Et quand une économie dépend de l'extérieur, elle stagne.»
Historien engagé, Youri Afanassiev a collaboré, entre autres,
à la fondation du mouvement «Russie démocratique»
avec Boris Eltsine, Andréï Sakharov et Élena Bonner,
en 1990. Député du peuple au Parlement de Russie de 1991 à
1993, il a participé et participe toujours activement au mouvement
de démocratisation de l'ex-URSS et de la Russie. Sa visite s'inscrivait
dans le cadre du protocole d'échanges et de coopération signé
entre l'Université Laval et l'Université d'état des
Sciences humaines de Moscou, fondée en 1991.
Cosmos et Bolshoï
Selon le conférencier, plusieurs autres raisons expliquent le fait
que la Russie ne constitue pas un pays «moderne». Malgré
les guerres et les révolutions ayant secoué cette nation,
les structures profondes du pays ne changent pas; les habitudes de vie en
communauté sont très ancrées dans la population alors
qu'en Occident, l'accent est mis sur l'individualité. Si les «mentalités
rationnelles» dominent dans les pays occidentaux, la Russie, elle,
se nourrit encore de ses propres mythes. «Nous avons été
les premiers à aller dans le cosmos, nous avons le Bolshoï,
l'une des meilleures troupes de ballet au monde, de très bons théâtres...
Et pourtant, la société russe demeure non contemporaine»,
considère Youri Afanassiev.
Par ailleurs, bien qu'il existe certaines «traces démocratiques»

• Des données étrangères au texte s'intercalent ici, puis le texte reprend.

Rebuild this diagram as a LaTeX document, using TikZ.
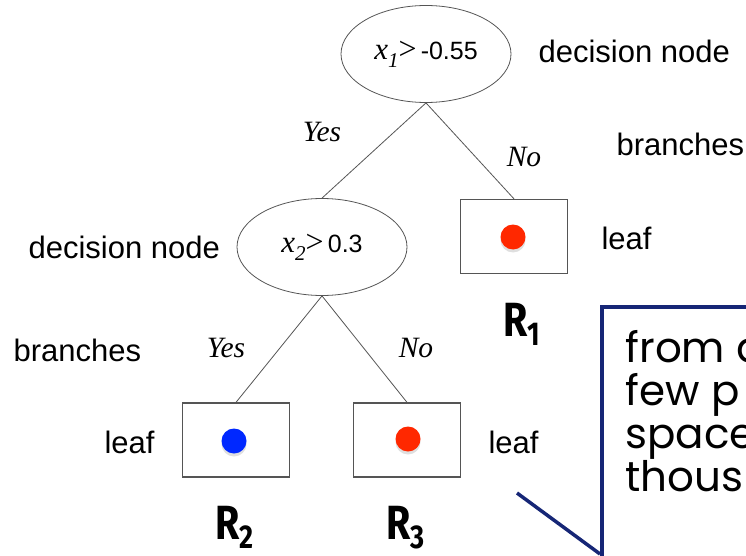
\documentclass[tikz,border=0pt]{standalone}
\usepackage{fontspec}
\setmainfont{Liberation Sans}
\newfontfamily\tms{Liberation Serif}
\newfontfamily\regfont[FakeStretch=0.82]{Fira Sans}
\newfontfamily\notefont{Poppins}
\usetikzlibrary{shapes.geometric,shadows}

\definecolor{edgegray}{RGB}{85,85,85}
\definecolor{dotred}{RGB}{255,40,0}
\definecolor{dotblue}{RGB}{0,40,255}
\definecolor{navy}{RGB}{22,38,118}

\newcommand{\cond}[2]{{\tms\itshape x\raisebox{-8pt}{\fontsize{21}{21}\selectfont #1}}{\tms\fontsize{32}{32}\selectfont >}{\rmfamily\fontsize{25}{25}\selectfont\,#2}}
\newcommand{\reg}[1]{R\raisebox{-9pt}{\fontsize{33}{33}\selectfont #1}}

\begin{document}
\begin{tikzpicture}[x=1pt,y=-1pt,every node/.style={font=\fontsize{31}{36}\selectfont},
  dnode/.style={ellipse, draw=edgegray, line width=0.8pt, minimum width=170pt, minimum height=97pt, inner sep=0pt, font=\tms\fontsize{31}{31}\selectfont},
  leafbox/.style={rectangle, draw=edgegray, line width=1.3pt, minimum width=107pt, minimum height=74pt},
  dotn/.style={circle, fill=#1, minimum size=25pt, inner sep=0pt, drop shadow={opacity=0.25, shadow xshift=0pt, shadow yshift=-3pt}},
  lbl/.style={anchor=base west},
  ans/.style={anchor=base, font=\tms\itshape\fontsize{29.5}{29.5}\selectfont},
  regn/.style={anchor=base west, font=\regfont\bfseries\fontsize{48}{48}\selectfont},
  notebox/.style={rectangle, draw=navy, line width=3.5pt, fill=white, anchor=north west, minimum width=220pt, minimum height=300pt}]
\useasboundingbox (0,0) rectangle (746,556);
\clip (0,0) rectangle (746,556);
% tree
\node (dec1) [dnode] at (426,54) {\cond{1}{-0.55}};
\node (dec2) [dnode] at (322,247) {\cond{2}{0.3}};
\node (leaf1) [leafbox] at (514,236.5) {};
\node (leaf2) [leafbox] at (236,440) {};
\node (leaf3) [leafbox] at (407,440) {};
\node (dot1) [dotn=dotred] at (513,237) {};
\node (dot2) [dotn=dotblue] at (234,441) {};
\node (dot3) [dotn=dotred] at (408,439) {};
\foreach \from/\to in {dec1.south/dec2.north,dec1.south/leaf1.north,dec2.south/leaf2.north,dec2.south/leaf3.north}
\draw[edgegray, line width=0.8pt] (\from) -- (\to);
\node (yes1) [ans] at (322,142) {Yes};
\node (no1) [ans] at (524,167) {No};
\node (yes2) [ans] at (226,357) {Yes};
\node (no2) [ans] at (416,357) {No};
% labels
\node (tdec1) [lbl] at (535,63) {decision node};
\node (tbr1) [lbl] at (613,156) {branches};
\node (tleaf1) [lbl] at (598,249) {leaf};
\node (tdec2) [lbl] at (25,258) {decision node};
\node (tbr2) [lbl] at (10,361) {branches};
\node (tleaf2) [lbl] at (101,453) {leaf};
\node (tleaf3) [lbl] at (485,453) {leaf};
\node (r1) [regn] at (500,336) {\reg{1}};
\node (r2) [regn] at (212,539) {\reg{2}};
\node (r3) [regn] at (383,539) {\reg{3}};
% callout
\node (note) [notebox] at (600,305) {};
\node (notetext) [anchor=base west, align=left, font=\notefont\fontsize{42}{43}\selectfont] at (622,491) {from a\\few p\\space\\thous};
\coordinate (tip) at (517,493);
\coordinate (tailend) at (600,554);
\draw[navy, line width=3.5pt] (tip) -- (tailend);
\end{tikzpicture}
\end{document}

dans le régime politique actuel comme la liberté de presse,
la tenue d'élections et la présence d'une certaine économie
de marché, il n'en demeure pas moins que les prix des produits continuent
d'être fixés par des monopoles et que les petites et moyennes
entreprises sont inexistantes. En outre, constate Youri Afanassiev, les
décisions concernant l'avenir du pays sont prises dans une sorte
de huis-clos, à l'intérieur des murs du Kremlin, et la guerre
qui sévit en Tchétchénie n'a pas d'autre responsable
que la Russie. «Mais la plate-forme Etsine est une plate-forme démocratique»,
précise cet humaniste qui n'a d'autre ambition que celle d'aider
à faire de la Russie «un pays qui rejoigne les valeurs communes
du reste de l'humanité».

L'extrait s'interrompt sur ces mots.